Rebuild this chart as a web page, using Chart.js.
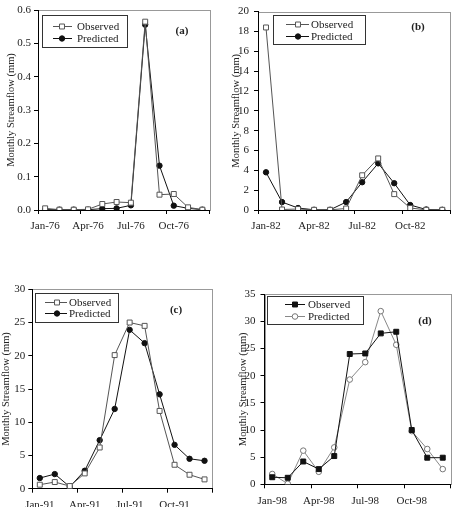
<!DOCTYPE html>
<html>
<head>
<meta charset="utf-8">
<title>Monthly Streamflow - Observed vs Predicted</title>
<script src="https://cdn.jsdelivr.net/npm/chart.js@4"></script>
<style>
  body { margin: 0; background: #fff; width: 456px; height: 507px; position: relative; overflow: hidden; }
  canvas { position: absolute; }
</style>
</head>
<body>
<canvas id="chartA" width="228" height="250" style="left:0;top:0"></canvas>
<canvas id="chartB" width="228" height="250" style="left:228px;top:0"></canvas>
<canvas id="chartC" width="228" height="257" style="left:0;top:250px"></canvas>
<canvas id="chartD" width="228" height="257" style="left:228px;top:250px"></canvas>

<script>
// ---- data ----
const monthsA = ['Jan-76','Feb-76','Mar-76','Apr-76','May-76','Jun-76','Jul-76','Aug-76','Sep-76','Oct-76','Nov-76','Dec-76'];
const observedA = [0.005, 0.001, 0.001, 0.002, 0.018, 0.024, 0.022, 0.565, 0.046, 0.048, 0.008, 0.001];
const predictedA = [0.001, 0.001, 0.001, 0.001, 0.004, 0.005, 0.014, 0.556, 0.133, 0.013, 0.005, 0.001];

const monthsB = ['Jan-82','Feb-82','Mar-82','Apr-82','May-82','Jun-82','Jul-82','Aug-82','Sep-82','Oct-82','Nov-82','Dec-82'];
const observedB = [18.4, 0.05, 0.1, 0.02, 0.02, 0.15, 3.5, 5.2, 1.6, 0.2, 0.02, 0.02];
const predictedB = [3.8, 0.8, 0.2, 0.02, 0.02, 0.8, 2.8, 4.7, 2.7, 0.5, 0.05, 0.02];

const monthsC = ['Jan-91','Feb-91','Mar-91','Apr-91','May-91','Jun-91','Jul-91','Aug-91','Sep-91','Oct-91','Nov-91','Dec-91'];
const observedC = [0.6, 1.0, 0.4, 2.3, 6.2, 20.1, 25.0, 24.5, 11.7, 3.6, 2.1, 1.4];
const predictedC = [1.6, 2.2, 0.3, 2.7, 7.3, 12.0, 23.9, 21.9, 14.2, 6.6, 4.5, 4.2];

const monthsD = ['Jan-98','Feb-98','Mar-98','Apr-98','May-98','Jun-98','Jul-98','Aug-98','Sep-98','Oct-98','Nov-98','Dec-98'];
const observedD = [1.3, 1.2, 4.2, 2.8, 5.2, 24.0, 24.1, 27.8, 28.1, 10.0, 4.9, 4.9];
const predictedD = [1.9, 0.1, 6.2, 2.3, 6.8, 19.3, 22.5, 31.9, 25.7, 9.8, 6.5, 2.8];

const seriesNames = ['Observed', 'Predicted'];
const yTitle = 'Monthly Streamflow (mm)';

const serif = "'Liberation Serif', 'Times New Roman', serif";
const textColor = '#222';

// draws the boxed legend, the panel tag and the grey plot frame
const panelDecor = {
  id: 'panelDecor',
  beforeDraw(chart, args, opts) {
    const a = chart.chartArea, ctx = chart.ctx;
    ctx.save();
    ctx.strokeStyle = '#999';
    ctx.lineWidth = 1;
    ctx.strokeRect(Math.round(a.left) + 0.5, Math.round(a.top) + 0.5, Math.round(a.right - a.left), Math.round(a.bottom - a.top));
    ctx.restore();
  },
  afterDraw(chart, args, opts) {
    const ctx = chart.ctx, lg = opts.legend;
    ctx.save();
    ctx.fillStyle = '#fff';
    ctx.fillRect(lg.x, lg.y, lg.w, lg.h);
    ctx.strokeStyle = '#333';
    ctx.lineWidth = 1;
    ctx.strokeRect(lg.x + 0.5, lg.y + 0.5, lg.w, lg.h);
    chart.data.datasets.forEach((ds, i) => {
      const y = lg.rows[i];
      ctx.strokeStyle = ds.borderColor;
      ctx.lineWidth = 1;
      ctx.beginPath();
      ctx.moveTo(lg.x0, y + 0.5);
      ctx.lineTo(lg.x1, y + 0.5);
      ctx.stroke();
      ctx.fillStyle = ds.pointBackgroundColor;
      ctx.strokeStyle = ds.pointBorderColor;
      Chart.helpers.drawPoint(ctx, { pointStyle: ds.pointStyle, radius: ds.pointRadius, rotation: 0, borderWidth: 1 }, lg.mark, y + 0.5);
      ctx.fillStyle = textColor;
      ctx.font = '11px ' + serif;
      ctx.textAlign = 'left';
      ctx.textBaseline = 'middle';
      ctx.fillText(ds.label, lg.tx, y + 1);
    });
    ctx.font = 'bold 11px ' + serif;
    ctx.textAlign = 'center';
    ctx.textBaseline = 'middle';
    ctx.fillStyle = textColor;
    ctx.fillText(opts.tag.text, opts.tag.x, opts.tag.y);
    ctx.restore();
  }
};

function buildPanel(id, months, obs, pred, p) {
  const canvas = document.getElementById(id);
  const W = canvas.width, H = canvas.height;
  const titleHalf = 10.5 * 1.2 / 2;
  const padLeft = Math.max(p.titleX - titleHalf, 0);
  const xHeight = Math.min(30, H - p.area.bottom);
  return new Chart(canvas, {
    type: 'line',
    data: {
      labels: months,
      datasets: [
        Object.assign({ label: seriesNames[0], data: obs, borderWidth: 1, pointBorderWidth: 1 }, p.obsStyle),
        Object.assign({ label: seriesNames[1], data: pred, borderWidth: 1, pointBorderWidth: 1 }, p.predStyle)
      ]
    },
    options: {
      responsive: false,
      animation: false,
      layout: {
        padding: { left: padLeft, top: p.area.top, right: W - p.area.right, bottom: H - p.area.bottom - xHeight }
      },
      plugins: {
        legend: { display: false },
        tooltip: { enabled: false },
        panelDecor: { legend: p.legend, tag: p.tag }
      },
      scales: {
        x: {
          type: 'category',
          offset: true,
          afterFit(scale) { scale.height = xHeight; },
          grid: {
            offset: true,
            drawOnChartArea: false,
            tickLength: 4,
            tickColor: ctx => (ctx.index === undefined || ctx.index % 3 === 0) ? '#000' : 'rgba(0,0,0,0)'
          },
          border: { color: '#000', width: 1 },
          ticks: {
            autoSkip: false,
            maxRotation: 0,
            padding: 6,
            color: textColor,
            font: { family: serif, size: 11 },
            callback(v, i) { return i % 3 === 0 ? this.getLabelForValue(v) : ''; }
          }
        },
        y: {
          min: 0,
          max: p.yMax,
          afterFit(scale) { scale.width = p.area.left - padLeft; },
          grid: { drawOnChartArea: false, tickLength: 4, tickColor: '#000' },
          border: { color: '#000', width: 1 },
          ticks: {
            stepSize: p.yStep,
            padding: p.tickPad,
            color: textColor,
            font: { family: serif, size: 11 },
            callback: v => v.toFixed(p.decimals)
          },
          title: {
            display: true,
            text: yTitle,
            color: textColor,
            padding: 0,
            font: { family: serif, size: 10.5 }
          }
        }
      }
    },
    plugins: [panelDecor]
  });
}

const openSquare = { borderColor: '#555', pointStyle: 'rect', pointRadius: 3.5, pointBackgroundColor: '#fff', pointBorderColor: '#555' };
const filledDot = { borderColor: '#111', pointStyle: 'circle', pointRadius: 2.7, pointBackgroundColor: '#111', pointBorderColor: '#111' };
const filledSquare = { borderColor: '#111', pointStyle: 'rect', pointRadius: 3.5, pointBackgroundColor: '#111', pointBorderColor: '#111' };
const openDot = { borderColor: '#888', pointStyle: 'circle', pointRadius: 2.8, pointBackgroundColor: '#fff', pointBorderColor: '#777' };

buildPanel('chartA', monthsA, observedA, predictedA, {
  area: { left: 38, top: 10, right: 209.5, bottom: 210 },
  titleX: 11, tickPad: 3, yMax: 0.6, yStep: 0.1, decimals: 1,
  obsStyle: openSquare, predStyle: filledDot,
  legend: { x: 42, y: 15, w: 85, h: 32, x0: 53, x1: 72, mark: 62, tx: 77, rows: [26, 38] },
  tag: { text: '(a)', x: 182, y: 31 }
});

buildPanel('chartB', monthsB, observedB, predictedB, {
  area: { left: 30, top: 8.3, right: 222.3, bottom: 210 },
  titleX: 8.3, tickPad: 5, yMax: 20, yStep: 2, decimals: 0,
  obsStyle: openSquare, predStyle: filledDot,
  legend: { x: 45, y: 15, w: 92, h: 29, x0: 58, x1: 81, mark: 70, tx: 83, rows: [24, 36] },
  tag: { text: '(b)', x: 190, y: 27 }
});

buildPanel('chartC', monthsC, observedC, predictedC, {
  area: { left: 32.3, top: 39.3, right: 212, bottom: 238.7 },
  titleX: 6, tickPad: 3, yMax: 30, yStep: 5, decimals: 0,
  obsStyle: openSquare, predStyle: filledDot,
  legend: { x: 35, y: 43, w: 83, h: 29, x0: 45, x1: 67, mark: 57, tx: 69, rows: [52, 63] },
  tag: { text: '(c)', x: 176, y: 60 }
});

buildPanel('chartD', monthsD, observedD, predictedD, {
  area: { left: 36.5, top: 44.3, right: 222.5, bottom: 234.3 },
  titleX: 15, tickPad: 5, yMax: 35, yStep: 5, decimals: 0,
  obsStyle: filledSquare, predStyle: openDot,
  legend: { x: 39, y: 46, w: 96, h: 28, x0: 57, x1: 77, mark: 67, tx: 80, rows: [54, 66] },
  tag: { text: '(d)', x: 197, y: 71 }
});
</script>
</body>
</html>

______

SET PROBLEM: Leave the pictures out and reproduce exactly the lines from the top of the listing above through the line with "0.013, 0.005, 0.001];".

SOLUTION:
Rebuild this chart as a web page, using Chart.js.
<!DOCTYPE html>
<html>
<head>
<meta charset="utf-8">
<title>Monthly Streamflow - Observed vs Predicted</title>
<script src="https://cdn.jsdelivr.net/npm/chart.js@4"></script>
<style>
  body { margin: 0; background: #fff; width: 456px; height: 507px; position: relative; overflow: hidden; }
  canvas { position: absolute; }
</style>
</head>
<body>
<canvas id="chartA" width="228" height="250" style="left:0;top:0"></canvas>
<canvas id="chartB" width="228" height="250" style="left:228px;top:0"></canvas>
<canvas id="chartC" width="228" height="257" style="left:0;top:250px"></canvas>
<canvas id="chartD" width="228" height="257" style="left:228px;top:250px"></canvas>

<script>
// ---- data ----
const monthsA = ['Jan-76','Feb-76','Mar-76','Apr-76','May-76','Jun-76','Jul-76','Aug-76','Sep-76','Oct-76','Nov-76','Dec-76'];
const observedA = [0.005, 0.001, 0.001, 0.002, 0.018, 0.024, 0.022, 0.565, 0.046, 0.048, 0.008, 0.001];
const predictedA = [0.001, 0.001, 0.001, 0.001, 0.004, 0.005, 0.014, 0.556, 0.133, 0.013, 0.005, 0.001];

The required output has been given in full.